Role of flhA and motA in growth of Listeria monocytogenes at low temperatures

While temperature-dependent induction of flagella is a well-characterized phenomenon in Listeria monocytogenes, the essentiality of increased flagellum production during growth at low temperatures remains unclear. To study this relationship, we compared the relative expression levels of two motility genes, flhA and motA, at 3 °C, 25 °C and 37 °C in L. monocytogenes strain EGD-e by using qRT-PCR, and compared the growth curves, motility, and flagellation between the wild-type and flhA and motA deletion mutants.
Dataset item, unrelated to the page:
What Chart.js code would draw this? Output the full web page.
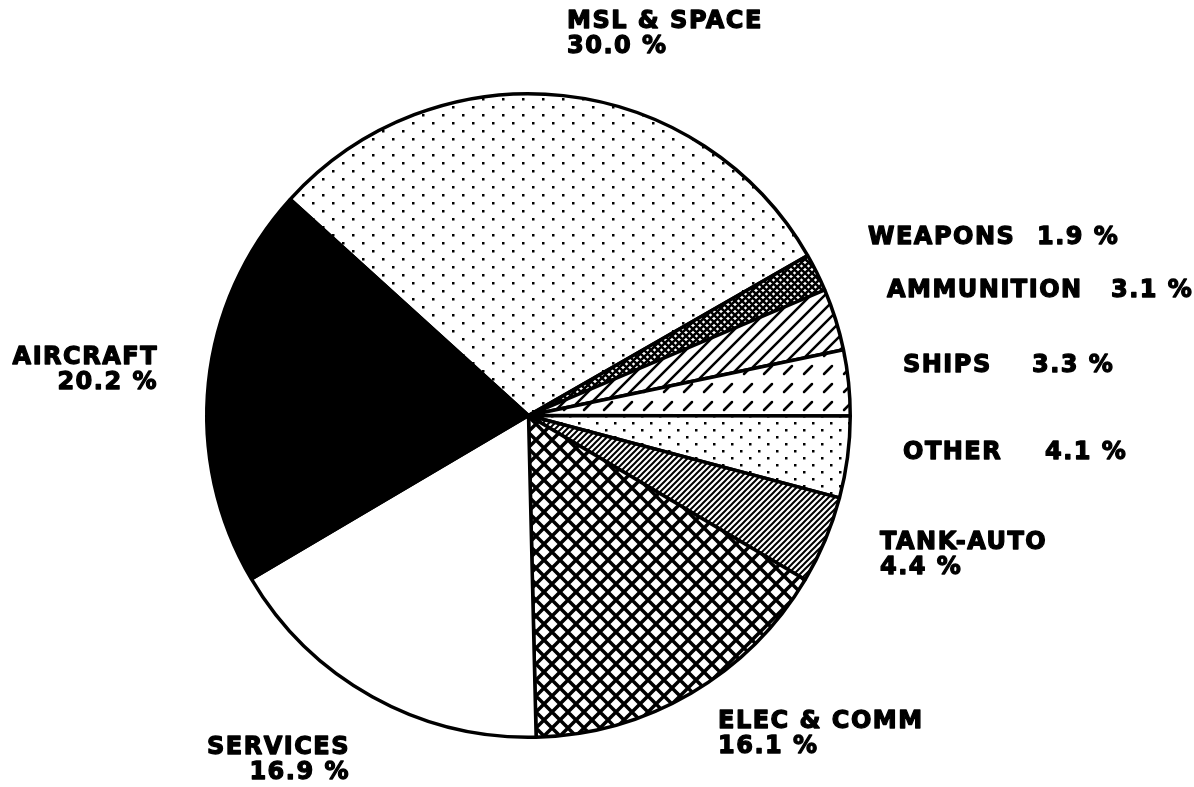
<!DOCTYPE html>
<html>
<head>
<meta charset="utf-8">
<script src="https://cdn.jsdelivr.net/npm/chart.js@4/dist/chart.umd.min.js"></script>
<style>
  html, body { margin: 0; padding: 0; background: #fff; }
  #pieChart { display: block; }
</style>
</head>
<body>
<canvas id="pieChart" width="1194" height="787"></canvas>
<script>
// categories and shares (percent), clockwise starting at MSL & SPACE
const categories = ["MSL & SPACE", "WEAPONS", "AMMUNITION", "SHIPS", "OTHER", "TANK-AUTO", "ELEC & COMM", "SERVICES", "AIRCRAFT"];
const shares = [30.0, 1.9, 3.1, 3.3, 4.1, 4.4, 16.1, 16.9, 20.2];
const shareLabels = shares.map((v) => v.toFixed(1) + " %");

// where each label goes (x, y of first line), "inline" = value on same line
const labelSpots = [
  { x: 567, y: 22, align: "left", mode: "stack" },
  { x: 868, y: 238, align: "left", mode: "inline", vx: 1037 },
  { x: 887, y: 291, align: "left", mode: "inline", vx: 1111 },
  { x: 903, y: 366, align: "left", mode: "inline", vx: 1032 },
  { x: 903, y: 453, align: "left", mode: "inline", vx: 1045 },
  { x: 880, y: 543, align: "left", mode: "stack" },
  { x: 718, y: 722, align: "left", mode: "stack" },
  { x: 350, y: 748, align: "right", mode: "stack" },
  { x: 158, y: 358, align: "right", mode: "stack" },
];

function tile(w, h, draw) {
  const c = document.createElement("canvas");
  c.width = w;
  c.height = h;
  const g = c.getContext("2d");
  g.fillStyle = "#fff";
  g.fillRect(0, 0, w, h);
  g.fillStyle = "#000";
  g.strokeStyle = "#000";
  draw(g, w, h);
  return document.createElement("canvas").getContext("2d").createPattern(c, "repeat");
}

function dots(w, h, r) {
  return tile(w, h, (g) => {
    g.fillRect(2, 2, r, r);
    g.fillRect(2 + w / 2, 2 + h / 2, r, r);
  });
}

function slashes(p, lw) {
  return tile(p, p, (g) => {
    g.lineWidth = lw;
    g.beginPath();
    g.moveTo(-2, p + 2); g.lineTo(p + 2, -2);
    g.moveTo(-2, 2); g.lineTo(2, -2);
    g.moveTo(p - 2, p + 2); g.lineTo(p + 2, p - 2);
    g.stroke();
  });
}

function cross(p, lw) {
  return tile(p, p, (g) => {
    g.lineWidth = lw;
    g.beginPath();
    g.moveTo(-2, p + 2); g.lineTo(p + 2, -2);
    g.moveTo(-2, 2); g.lineTo(2, -2);
    g.moveTo(p - 2, p + 2); g.lineTo(p + 2, p - 2);
    g.moveTo(-2, -2); g.lineTo(p + 2, p + 2);
    g.moveTo(-2, p - 2); g.lineTo(2, p + 2);
    g.moveTo(p - 2, -2); g.lineTo(p + 2, 2);
    g.stroke();
  });
}

function dashes() {
  return tile(20, 18, (g) => {
    g.lineWidth = 2.5;
    g.lineCap = "round";
    g.beginPath();
    g.moveTo(4, 14); g.lineTo(12, 6);
    g.stroke();
  });
}

const fills = [
  dots(20, 16, 2.5),   // MSL & SPACE
  cross(7, 2.6),       // WEAPONS
  slashes(14, 2.5),    // AMMUNITION
  dashes(),            // SHIPS
  dots(18, 14, 2.5),   // OTHER
  slashes(6, 2),       // TANK-AUTO
  cross(16, 3.5),      // ELEC & COMM
  "#ffffff",           // SERVICES
  "#000000",           // AIRCRAFT
];

function heavyText(ctx, txt, x, y) {
  ctx.fillText(txt, x, y);
  ctx.strokeText(txt, x, y);
}

const labelPlugin = {
  id: "sliceLabels",
  afterDraw(chart) {
    const ctx = chart.ctx;
    ctx.save();
    ctx.fillStyle = "#000";
    ctx.strokeStyle = "#000";
    ctx.lineWidth = 1.3;
    ctx.lineJoin = "round";
    ctx.font = "bold 24px 'DejaVu Sans'";
    ctx.letterSpacing = "1.5px";
    ctx.textBaseline = "middle";
    labelSpots.forEach((s, i) => {
      ctx.textAlign = s.align;
      if (s.mode === "inline") {
        ctx.textAlign = "left";
        heavyText(ctx, categories[i], s.x, s.y);
        heavyText(ctx, shareLabels[i], s.vx, s.y);
      } else {
        heavyText(ctx, categories[i], s.x, s.y);
        heavyText(ctx, shareLabels[i], s.x, s.y + 25);
      }
    });
    ctx.restore();
  },
};

const ctx = document.getElementById("pieChart").getContext("2d");
const myChart = new Chart(ctx, {
  type: "pie",
  data: {
    labels: categories,
    datasets: [
      {
        data: shares,
        backgroundColor: fills,
        borderColor: "#000",
        borderWidth: 3.5,
      },
    ],
  },
  options: {
    responsive: false,
    animation: false,
    rotation: -47.8,
    layout: { padding: { left: 204, right: 341, top: 92, bottom: 48 } },
    plugins: {
      legend: { display: false },
      tooltip: { enabled: false },
    },
  },
  plugins: [labelPlugin],
});
</script>
</body>
</html>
The relative expression levels of flhA and motA at 3 °C were significantly higher than at 37 °C (p < 0.01). At 3 °C, the level of flhA transcripts was also significantly higher than at 25 °C (p < 0.01). Growth curve analysis showed that at 3 °C both the growth rates and maximum optical densities of ΔflhA and ΔmotA strains at 600 nm were significantly lower than those of the wild-type (p < 0.001), while no significant differences were observed between the wild-type and the mutants at 37 °C, and 25 °C. Mutant strains ΔflhA and ΔmotA were nonmotile at all three temperatures. At 25 °C, the number of flagellated cells of ΔmotA was notably reduced compared with the wild-type, whereas ΔflhA appeared nonflagellated at all temperatures. The results suggest that flhA and motA play a role in the cold tolerance of L. monocytogenes strain EGD-e, and that motile flagella may be needed for optimal cold stress response of L. monocytogenes.

Research highlights
► Mutating flhA or motA in Listeria monocytogenes yielded reduced growth at 3 °C.
► Expression of flhA and motA was higher at 3 °C, and flhA also at 25 °C, than at 37 °C.
► flhA and motA play a role in the cold tolerance of L. monocytogenes strain EGD-e.
► Motile flagella may be needed for optimal cold stress response of EGD-e.
► Knowing cold stress mechanisms may help to control listeriosis risk in chilled foods.